Two items in the news caught my attention last week: the £57M signing contract of a footballer named Eden Hazard to continue playing football for the UK Premier League Chelsea team for a further five-and-a-half years (12 February 2015), and Archbishop Justin Welby’s alleged apology for the Allies’ bombing of Dresden in February 1945 during World War 2 (15 February 2015).  First Hazard’s contract.

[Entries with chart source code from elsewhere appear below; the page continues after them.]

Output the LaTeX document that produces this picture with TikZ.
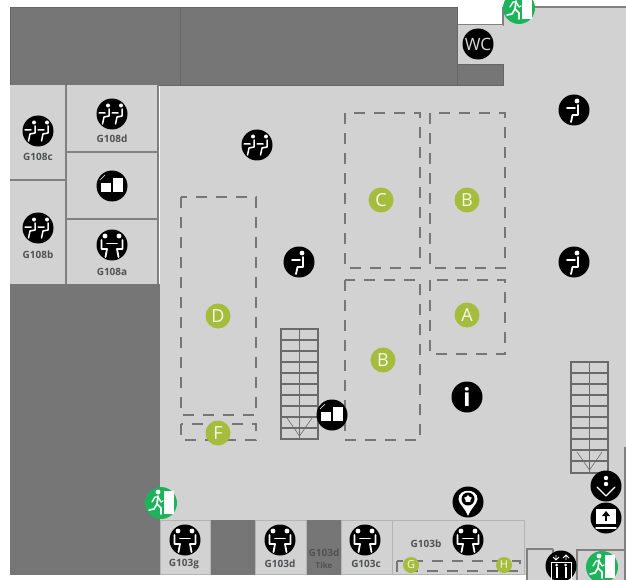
\documentclass[tikz,border=0pt]{standalone}
\usepackage{fontspec}
\setmainfont{Open Sans}
\usetikzlibrary{shapes.geometric}
\definecolor{floorgray}{HTML}{D2D2D2}
\definecolor{darkgray}{HTML}{767676}
\definecolor{wallgray}{HTML}{808080}
\definecolor{edgegray}{HTML}{B4B4B4}
\definecolor{labelgray}{HTML}{505153}
\definecolor{zonegreen}{HTML}{A5BC3C}
\definecolor{exitgreen}{HTML}{1CB35B}
\tikzset{
  room/.style={draw=edgegray,fill=floorgray,line width=1pt},
  partition/.style={draw=wallgray,line width=1.3pt},
  blockd/.style={draw=wallgray!80!black,fill=darkgray,line width=.8pt},
  zone/.style={draw=darkgray,line width=1.4pt,dash pattern=on 11pt off 9pt},
  tread/.style={draw=darkgray!90!black,line width=1.4pt},
  icon/.style={circle,fill=black,minimum size=31pt,inner sep=0pt,text=white},
  zonemark/.style={circle,fill=zonegreen,minimum size=25pt,inner sep=0pt,text=white!90!zonegreen,font=\fontsize{18}{18}\selectfont},
  zonesmall/.style={zonemark,minimum size=16pt,font=\fontsize{11}{11}\selectfont},
  exitmark/.style={circle,fill=exitgreen,minimum size=32pt,inner sep=0pt},
  roomname/.style={text=labelgray,font=\fontsize{10}{10}\bfseries\selectfont,inner sep=0pt},
  gl/.style={draw=white,line width=1.8pt,line cap=round,line join=round},
  seatone/.pic={
    \fill[white] (3,-9) circle (2.4);
    \draw[gl] (-7,-2)--(1,-2);
    \draw[gl] (4,-5)--(4,5)--(-1.5,5)--(-3,12);
  },
  seattwo/.pic={
    \fill[white] (-4,-8.5) circle (2) (9,-8.5) circle (2);
    \draw[gl,line width=1.5pt] (-13,-1)--(-7,-1) (-3,-5)--(-3,2)--(-8,3)--(-9.5,10);
    \draw[gl,line width=1.5pt] (0,-1)--(6,-1) (10,-5)--(10,2)--(5,3)--(3.5,10);
  },
  tablepair/.pic={
    \fill[white] (-7,-9) circle (2.4) (7,-9) circle (2.4);
    \draw[gl] (-10.5,-5)--(-10.5,4)--(-5,4)--(-6.5,12);
    \draw[gl] (10.5,-5)--(10.5,4)--(5,4)--(6.5,12);
    \draw[gl] (-5,-1.5)--(5,-1.5);
  },
  copier/.pic={
    \fill[white] (-11,-3) rectangle (-1,6);
    \fill[white] (1,-8) rectangle (11,6);
    \draw[white,line width=.5pt] (-12,-6)--(-7,-11);
  },
  pinmark/.pic={
    \fill[white] (0,14) .. controls (-2,7) and (-9.5,2) .. (-9.5,-3) .. controls (-9.5,-14) and (9.5,-14) .. (9.5,-3) .. controls (9.5,2) and (2,7) .. (0,14);
    \fill[black] (0,-3) circle (6.5);
    \node[star,star points=5,fill=white,minimum size=8pt,inner sep=0pt] (pinstar) at (0,-3) {};
  },
  liftdown/.pic={
    \fill[white] (0,-8) circle (2.2) (0,-2) circle (2.2);
    \draw[gl,line width=1.3pt] (-9,1)--(0,10)--(9,1);
  },
  goodsup/.pic={
    \fill[white] (-10,-9) rectangle (10,6);
    \draw[gl,line width=1.4pt] (-10,10)--(10,10);
    \draw[black,line width=1.5pt] (0,3)--(0,-3);
    \fill[black] (-4,-2)--(0,-7)--(4,-2)--cycle;
  },
  liftcar/.pic={
    \draw[white,line width=.8pt] (-10,-4) rectangle (10,16);
    \fill[white] (-4.5,-1) circle (1.5) (4.5,-1) circle (1.5);
    \draw[white,line width=2pt] (-4.5,1)--(-4.5,12) (4.5,1)--(4.5,12);
    \draw[white,line width=.8pt] (-5,-11)--(-5,-6) (-8,-9)--(-5,-6)--(-2,-9) (5,-6)--(5,-11) (2,-8)--(5,-11)--(8,-8);
  },
  exitman/.pic={
    \fill[white] (3,-12) rectangle (13,11);
    \fill[white] (-3,-11) circle (2.4);
    \draw[gl,line width=1.7pt] (-3,-7)--(-4,1)--(0,5)--(0,11);
    \draw[gl,line width=1.7pt] (-4,1)--(-7,6)--(-12,7);
    \draw[gl,line width=1.3pt] (-9,-1)--(-6,-6)--(-3,-6)--(0,-1)--(2,-2);
  },
}
\begin{document}
\begin{tikzpicture}[x=1pt,y=-1pt]
\useasboundingbox (0,0) rectangle (626,580);
% floor
\fill[floorgray] (160,85) rectangle (626,575);
\fill[floorgray] (503,7) rectangle (626,85);
\fill[floorgray] (527,575) rectangle (626,580);
\draw[wallgray,line width=1.2pt] (457,25)--(503,25)--(503,7) (503,7)--(626,7);
\draw[wallgray,line width=1.2pt] (625,447)--(625,580);
% dark blocks
\fill[floorgray] (457,25) rectangle (503,64);
\draw[blockd] (10,7) rectangle (180,85);
\draw[blockd] (180,7) rectangle (457,85);
\draw[blockd] (457,64) rectangle (503,85);
\draw[blockd,draw=none] (10,284) rectangle (160,575);
\draw[blockd,draw=none] (210,520) rectangle (255,575);
\draw[blockd,draw=none] (306,520) rectangle (341,575);
% rooms
\fill[floorgray] (10,85) rectangle (158,284);
\draw[partition] (66,85)--(66,284) (10,180)--(66,180) (66,152)--(158,152) (66,219)--(158,219);
\draw[partition] (158,85)--(158,284);
\draw[room] (160,520) rectangle (210,574);
\draw[room] (255,520) rectangle (306,574);
\draw[room] (341,520) rectangle (392,574);
\draw[room] (392,520) rectangle (524,574);
\fill[white] (395,575) rectangle (527,580);
\draw[wallgray,line width=1.2pt] (527,580)--(527,549)--(553,549) (553,580)--(553,549);
\draw[wallgray,line width=1.2pt] (577,580)--(577,550)--(625,550);
% zones
\draw[zone] (345,113) rectangle (420,268);
\draw[zone] (430,113) rectangle (505,268);
\draw[zone] (181,197) rectangle (256,415);
\draw[zone] (345,280) rectangle (420,440);
\draw[zone] (430,280) rectangle (505,354);
\draw[zone] (181,424) rectangle (256,440);
\draw[zone] (397,561) rectangle (520,571);
% stairs
\draw[tread] (281,329) rectangle (318,439) (299.5,329)--(299.5,439);
\foreach \rung in {1,...,9} \draw[tread] (281,329+11*\rung)--(318,329+11*\rung);
\draw[tread,line width=.6pt] (287,418)--(299.5,436)--(312,418);
\draw[tread] (571,362) rectangle (608,473) (589.5,362)--(589.5,473);
\foreach \rung in {1,...,9} \draw[tread] (571,362+11*\rung)--(608,362+11*\rung);
\draw[tread,line width=.6pt] (577,452)--(589.5,470)--(602,452);
% zone marks
\node[zonemark] (zoneC) at (381,200) {C};
\node[zonemark] (zoneBa) at (467,200) {B};
\node[zonemark] (zoneD) at (218,316) {D};
\node[zonemark] (zoneBb) at (383,360) {B};
\node[zonemark] (zoneA) at (467,315) {A};
\node[zonemark] (zoneF) at (218,433) {F};
\node[zonesmall] (zoneG) at (411,565) {G};
\node[zonesmall] (zoneH) at (504,565) {H};
% icons
\node[icon] (lounge) at (257,145) {}; \pic at (lounge) {seattwo};
\node[icon] (seatmid) at (299,262) {}; \pic at (seatmid) {seatone};
\node[icon] (seatne) at (574,110) {}; \pic at (seatne) {seatone};
\node[icon] (seate) at (574,262) {}; \pic at (seate) {seatone};
\node[icon] (g108c) at (38,131) {}; \pic at (g108c) {seattwo};
\node[icon] (g108d) at (112,114) {}; \pic at (g108d) {seattwo};
\node[icon] (g108b) at (38,228) {}; \pic at (g108b) {seattwo};
\node[icon] (g108a) at (112,245) {}; \pic at (g108a) {tablepair};
\node[icon] (printa) at (112,186) {}; \pic at (printa) {copier};
\node[icon] (printb) at (332,415) {}; \pic at (printb) {copier};
\node[icon,font=\fontsize{25}{25}\bfseries\selectfont] (info) at (467,397) {i};
\node[icon,text=white!85!black,font=\fontsize{17}{17}\selectfont] (wc) at (478,44) {WC};
\node[icon] (pin) at (468,502) {}; \pic at (pin) {pinmark};
\node[icon] (down) at (606,486) {}; \pic at (down) {liftdown};
\node[icon] (goods) at (606,518) {}; \pic at (goods) {goodsup};
\node[icon] (g103g) at (185,540) {}; \pic at (g103g) {tablepair};
\node[icon] (g103d) at (280,540) {}; \pic at (g103d) {tablepair};
\node[icon] (g103c) at (365,540) {}; \pic at (g103c) {tablepair};
\node[icon] (g103b) at (468,540) {}; \pic at (g103b) {tablepair};
\node[icon] (lift) at (561,566) {}; \pic at (lift) {liftcar};
% exits
\node[exitmark] (exitw) at (161,503) {}; \pic at (exitw) {exitman};
\node[exitmark] (exitn) at (519,8) {}; \pic at (exitn) {exitman};
\node[exitmark] (exits) at (602,567) {}; \pic at (exits) {exitman};
% room names
\node[roomname] (nameC) at (38,157) {G108c};
\node[roomname] (nameD) at (112,139) {G108d};
\node[roomname] (nameB) at (38,255) {G108b};
\node[roomname] (nameA) at (112,272) {G108a};
\node[roomname] (nameG) at (184,564) {G103g};
\node[roomname] (nameDd) at (280,564) {G103d};
\node[roomname] (nameT) at (324,553) {G103d};
\node[roomname,font=\fontsize{8}{8}\bfseries\selectfont] (nameTk) at (324,565) {Tike};
\node[roomname] (nameCc) at (366,564) {G103c};
\node[roomname] (nameBb) at (426,544) {G103b};
\end{tikzpicture}
\end{document}
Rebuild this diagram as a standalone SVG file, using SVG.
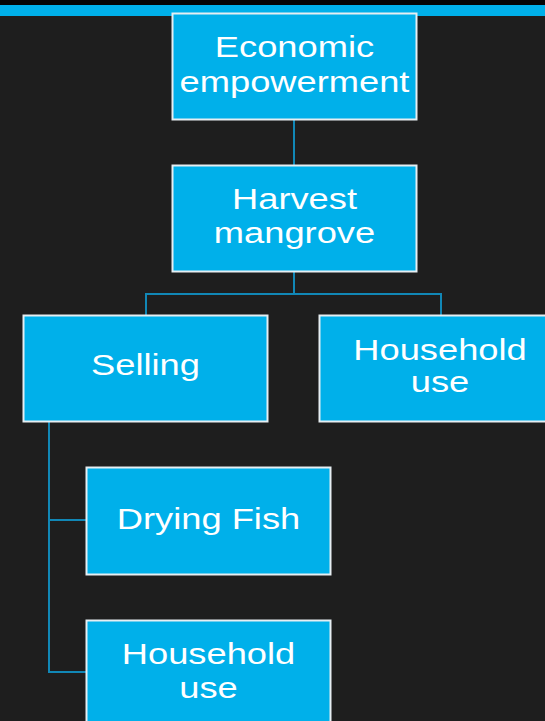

Eden Hazard, Wikimedia Commons image, a database of freely usable media files.  http://commons.wikimedia.org/wiki/

Eden Hazard, Wikimedia Commons image

Eden Hazard is a Belgian who has been playing football for Chelsea following a transfer from Lille in 2012.  According to various sources [1, 2, 3], Hazard has just signed a contract worth £57M ($88M) to continue playing for the team for a further five-and-a-half years starting with the 2016 season.  £57M!   That equates to a tad under £200,000 a week.  That is an enormous sum of money for, well, just playing football, a game I contend that is as much about luck as it is about talent.  Even after both Hazard’s agent and the taxman have taken their cuts, it is still a very large amount of take-home pay for someone who is only 24 years old.  None of the reports go into the detail of the contract. What if Hazard breaks a leg or is otherwise unable to play during the five-and-a-half year period?  Does he go on half pay until he returns to the pitch?    Does Hazard have to score a minimum number of goals throughout the season?  What if he fails to do this?  What if he exceeds the minimum?  Does he get a bonus?  The terms and conditions of the contract must read like a nightmare series of what if scenarios.

But, the basic question is why is Hazard worth this sort of money?  I’ve never played football; don’t watch it on television or at a live game; and have no interest in the sport but I concede that many others do and that the sport is big business but even so, £200,000 a week seems excessive.  Based on a 35 hour week, the figure equates to £5,694/hour – that is, 876 times the UK Government’s 2015 minimum wage of £6.50/hour.  How is he worth this hourly rate?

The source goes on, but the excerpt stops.